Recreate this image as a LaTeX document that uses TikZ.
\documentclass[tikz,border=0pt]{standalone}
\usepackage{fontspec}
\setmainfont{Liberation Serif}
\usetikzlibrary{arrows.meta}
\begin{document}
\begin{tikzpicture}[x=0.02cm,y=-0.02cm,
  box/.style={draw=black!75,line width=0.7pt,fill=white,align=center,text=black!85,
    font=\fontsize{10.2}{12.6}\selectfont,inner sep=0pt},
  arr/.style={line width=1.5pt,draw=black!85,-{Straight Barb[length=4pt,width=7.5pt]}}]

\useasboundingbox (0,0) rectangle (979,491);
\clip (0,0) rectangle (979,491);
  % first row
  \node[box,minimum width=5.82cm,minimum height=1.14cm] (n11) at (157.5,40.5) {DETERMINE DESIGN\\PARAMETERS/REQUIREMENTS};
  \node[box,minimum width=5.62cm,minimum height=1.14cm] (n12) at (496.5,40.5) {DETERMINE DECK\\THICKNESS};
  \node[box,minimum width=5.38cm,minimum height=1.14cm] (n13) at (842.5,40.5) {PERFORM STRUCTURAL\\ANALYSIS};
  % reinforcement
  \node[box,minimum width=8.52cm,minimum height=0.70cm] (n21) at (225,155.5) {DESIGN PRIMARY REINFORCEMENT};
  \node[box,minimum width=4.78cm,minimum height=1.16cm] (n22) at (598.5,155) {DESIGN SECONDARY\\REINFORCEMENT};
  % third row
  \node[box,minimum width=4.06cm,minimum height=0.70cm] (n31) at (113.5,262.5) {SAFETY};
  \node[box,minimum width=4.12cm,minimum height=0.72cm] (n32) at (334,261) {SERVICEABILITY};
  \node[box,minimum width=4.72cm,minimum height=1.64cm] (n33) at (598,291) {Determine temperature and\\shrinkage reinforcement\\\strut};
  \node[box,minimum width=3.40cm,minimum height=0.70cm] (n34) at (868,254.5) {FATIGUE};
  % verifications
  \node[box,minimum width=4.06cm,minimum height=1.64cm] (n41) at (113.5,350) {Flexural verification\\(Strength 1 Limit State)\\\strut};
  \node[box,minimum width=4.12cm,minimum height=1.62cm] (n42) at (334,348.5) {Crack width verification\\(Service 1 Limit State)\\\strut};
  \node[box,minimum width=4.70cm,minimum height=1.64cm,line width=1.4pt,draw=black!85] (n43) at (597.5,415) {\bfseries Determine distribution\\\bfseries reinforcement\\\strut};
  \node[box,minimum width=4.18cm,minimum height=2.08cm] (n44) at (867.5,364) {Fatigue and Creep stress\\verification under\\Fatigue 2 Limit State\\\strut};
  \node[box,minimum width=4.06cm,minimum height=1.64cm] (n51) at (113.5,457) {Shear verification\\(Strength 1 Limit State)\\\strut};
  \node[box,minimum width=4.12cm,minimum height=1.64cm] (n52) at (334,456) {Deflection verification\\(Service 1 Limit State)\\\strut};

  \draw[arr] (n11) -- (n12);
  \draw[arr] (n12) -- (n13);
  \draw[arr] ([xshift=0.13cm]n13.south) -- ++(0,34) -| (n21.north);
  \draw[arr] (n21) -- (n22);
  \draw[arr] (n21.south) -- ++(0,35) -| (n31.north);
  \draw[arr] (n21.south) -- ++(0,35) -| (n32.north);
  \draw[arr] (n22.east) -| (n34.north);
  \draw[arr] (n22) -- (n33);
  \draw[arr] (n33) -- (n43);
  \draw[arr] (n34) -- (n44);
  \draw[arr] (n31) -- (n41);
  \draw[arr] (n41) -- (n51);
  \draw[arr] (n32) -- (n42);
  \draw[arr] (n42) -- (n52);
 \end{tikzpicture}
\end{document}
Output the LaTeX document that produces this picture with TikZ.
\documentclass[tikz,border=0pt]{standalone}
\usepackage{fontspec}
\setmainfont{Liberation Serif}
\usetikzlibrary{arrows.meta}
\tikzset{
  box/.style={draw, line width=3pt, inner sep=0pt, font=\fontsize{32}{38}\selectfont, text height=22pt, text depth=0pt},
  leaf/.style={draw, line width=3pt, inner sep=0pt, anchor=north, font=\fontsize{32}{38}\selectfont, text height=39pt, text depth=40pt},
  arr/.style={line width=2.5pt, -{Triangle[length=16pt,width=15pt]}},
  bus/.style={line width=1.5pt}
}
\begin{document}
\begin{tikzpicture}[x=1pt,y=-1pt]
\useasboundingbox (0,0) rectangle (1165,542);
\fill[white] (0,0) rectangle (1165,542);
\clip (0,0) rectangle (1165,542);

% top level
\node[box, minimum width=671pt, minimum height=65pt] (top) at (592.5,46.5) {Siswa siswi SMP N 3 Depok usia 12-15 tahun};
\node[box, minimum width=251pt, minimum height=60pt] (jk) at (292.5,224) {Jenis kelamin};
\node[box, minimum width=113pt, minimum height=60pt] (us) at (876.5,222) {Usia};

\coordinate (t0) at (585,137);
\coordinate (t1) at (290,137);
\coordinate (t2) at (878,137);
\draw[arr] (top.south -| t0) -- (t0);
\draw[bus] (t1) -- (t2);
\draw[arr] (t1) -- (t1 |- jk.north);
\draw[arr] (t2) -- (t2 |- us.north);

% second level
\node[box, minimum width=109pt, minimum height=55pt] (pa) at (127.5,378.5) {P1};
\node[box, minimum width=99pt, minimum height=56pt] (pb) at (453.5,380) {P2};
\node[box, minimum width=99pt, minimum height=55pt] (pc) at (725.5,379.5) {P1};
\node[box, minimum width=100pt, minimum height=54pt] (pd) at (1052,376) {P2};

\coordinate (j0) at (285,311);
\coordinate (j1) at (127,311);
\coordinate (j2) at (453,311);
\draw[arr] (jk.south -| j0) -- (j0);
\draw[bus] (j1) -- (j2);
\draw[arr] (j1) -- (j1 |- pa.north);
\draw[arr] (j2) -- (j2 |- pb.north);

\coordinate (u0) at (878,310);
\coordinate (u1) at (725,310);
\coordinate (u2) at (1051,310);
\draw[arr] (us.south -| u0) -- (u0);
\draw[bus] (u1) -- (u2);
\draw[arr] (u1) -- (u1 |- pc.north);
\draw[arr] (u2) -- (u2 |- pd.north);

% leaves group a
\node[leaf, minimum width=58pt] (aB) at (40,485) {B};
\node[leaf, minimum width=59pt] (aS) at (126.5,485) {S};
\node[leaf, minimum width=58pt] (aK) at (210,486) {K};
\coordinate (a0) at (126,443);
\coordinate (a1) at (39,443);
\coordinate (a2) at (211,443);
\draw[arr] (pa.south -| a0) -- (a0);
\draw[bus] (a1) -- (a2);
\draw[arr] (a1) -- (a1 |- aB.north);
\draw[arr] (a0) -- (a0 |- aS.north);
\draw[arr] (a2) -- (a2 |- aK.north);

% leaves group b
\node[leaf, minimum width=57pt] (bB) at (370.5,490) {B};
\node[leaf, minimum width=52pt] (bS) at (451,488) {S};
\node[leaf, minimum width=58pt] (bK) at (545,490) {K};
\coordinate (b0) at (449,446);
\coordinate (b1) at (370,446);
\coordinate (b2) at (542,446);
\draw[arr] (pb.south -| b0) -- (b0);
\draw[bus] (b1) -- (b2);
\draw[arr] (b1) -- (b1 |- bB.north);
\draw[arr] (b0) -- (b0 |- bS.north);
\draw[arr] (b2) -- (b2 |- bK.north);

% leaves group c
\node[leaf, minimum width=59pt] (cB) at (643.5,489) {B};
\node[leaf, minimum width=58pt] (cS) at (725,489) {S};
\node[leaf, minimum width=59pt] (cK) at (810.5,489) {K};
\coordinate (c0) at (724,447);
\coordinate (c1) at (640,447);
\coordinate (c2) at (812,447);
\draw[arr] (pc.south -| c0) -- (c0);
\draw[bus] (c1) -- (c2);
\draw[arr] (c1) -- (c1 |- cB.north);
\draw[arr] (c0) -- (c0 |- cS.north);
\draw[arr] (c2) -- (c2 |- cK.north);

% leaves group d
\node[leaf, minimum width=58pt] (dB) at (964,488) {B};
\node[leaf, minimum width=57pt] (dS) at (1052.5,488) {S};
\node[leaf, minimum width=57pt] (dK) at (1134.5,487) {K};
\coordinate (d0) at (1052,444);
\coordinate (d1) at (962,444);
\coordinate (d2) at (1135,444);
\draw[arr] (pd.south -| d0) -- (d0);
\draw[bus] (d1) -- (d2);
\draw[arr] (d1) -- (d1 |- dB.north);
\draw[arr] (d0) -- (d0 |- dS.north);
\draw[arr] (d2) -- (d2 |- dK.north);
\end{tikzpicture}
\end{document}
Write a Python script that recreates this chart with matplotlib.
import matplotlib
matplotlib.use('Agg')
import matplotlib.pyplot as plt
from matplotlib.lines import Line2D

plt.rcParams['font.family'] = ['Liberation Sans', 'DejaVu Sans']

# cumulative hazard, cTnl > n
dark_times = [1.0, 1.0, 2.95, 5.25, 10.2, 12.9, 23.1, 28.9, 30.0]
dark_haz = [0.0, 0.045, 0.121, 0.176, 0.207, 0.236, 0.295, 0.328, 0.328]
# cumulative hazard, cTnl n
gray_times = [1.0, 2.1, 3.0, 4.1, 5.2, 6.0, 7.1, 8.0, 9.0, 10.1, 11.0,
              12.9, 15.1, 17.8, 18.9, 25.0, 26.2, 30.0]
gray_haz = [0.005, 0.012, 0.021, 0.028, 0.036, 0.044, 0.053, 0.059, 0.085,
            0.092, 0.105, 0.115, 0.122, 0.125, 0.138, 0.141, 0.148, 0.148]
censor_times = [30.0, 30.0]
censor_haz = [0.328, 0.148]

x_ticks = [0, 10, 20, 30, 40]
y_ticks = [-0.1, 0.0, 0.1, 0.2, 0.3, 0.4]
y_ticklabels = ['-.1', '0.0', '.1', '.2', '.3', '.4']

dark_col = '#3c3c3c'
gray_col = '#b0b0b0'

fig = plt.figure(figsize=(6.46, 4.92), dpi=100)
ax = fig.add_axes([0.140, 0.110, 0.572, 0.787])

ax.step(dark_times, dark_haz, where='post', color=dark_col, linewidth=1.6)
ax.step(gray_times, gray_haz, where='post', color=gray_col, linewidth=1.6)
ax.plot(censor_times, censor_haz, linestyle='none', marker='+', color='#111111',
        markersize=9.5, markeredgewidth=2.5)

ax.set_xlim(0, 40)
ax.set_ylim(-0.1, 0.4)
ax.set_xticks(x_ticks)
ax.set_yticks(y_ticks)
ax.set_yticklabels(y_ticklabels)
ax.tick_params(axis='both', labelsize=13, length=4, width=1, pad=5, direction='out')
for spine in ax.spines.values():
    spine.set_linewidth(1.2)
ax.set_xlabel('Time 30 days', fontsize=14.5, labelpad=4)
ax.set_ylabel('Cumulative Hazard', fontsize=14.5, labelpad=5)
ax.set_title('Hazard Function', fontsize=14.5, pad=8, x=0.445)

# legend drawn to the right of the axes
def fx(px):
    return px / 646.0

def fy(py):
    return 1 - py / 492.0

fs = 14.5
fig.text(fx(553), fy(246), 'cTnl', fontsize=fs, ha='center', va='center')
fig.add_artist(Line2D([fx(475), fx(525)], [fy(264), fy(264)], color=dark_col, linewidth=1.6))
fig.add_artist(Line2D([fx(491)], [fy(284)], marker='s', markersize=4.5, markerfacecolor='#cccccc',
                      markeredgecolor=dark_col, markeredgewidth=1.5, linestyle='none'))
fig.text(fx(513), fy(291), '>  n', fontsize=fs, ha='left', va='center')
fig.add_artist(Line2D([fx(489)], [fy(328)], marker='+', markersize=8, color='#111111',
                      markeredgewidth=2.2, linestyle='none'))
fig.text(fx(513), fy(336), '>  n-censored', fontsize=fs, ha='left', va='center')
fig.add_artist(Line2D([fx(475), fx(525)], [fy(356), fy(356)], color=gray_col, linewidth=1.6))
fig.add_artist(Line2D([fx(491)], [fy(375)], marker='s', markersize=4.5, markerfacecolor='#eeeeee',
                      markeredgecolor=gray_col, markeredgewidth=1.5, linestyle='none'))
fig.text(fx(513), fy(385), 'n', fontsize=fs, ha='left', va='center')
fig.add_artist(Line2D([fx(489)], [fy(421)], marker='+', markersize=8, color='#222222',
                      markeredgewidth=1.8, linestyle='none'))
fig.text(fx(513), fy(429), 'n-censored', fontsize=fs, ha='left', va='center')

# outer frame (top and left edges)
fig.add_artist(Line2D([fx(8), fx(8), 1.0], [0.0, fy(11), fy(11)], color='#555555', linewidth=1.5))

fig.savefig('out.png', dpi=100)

:::

Select every line in the records above that contains the word "this".

[Solution below]
Recreate this image as a LaTeX document that uses TikZ.
Output the LaTeX document that produces this picture with TikZ.
Write a Python script that recreates this chart with matplotlib.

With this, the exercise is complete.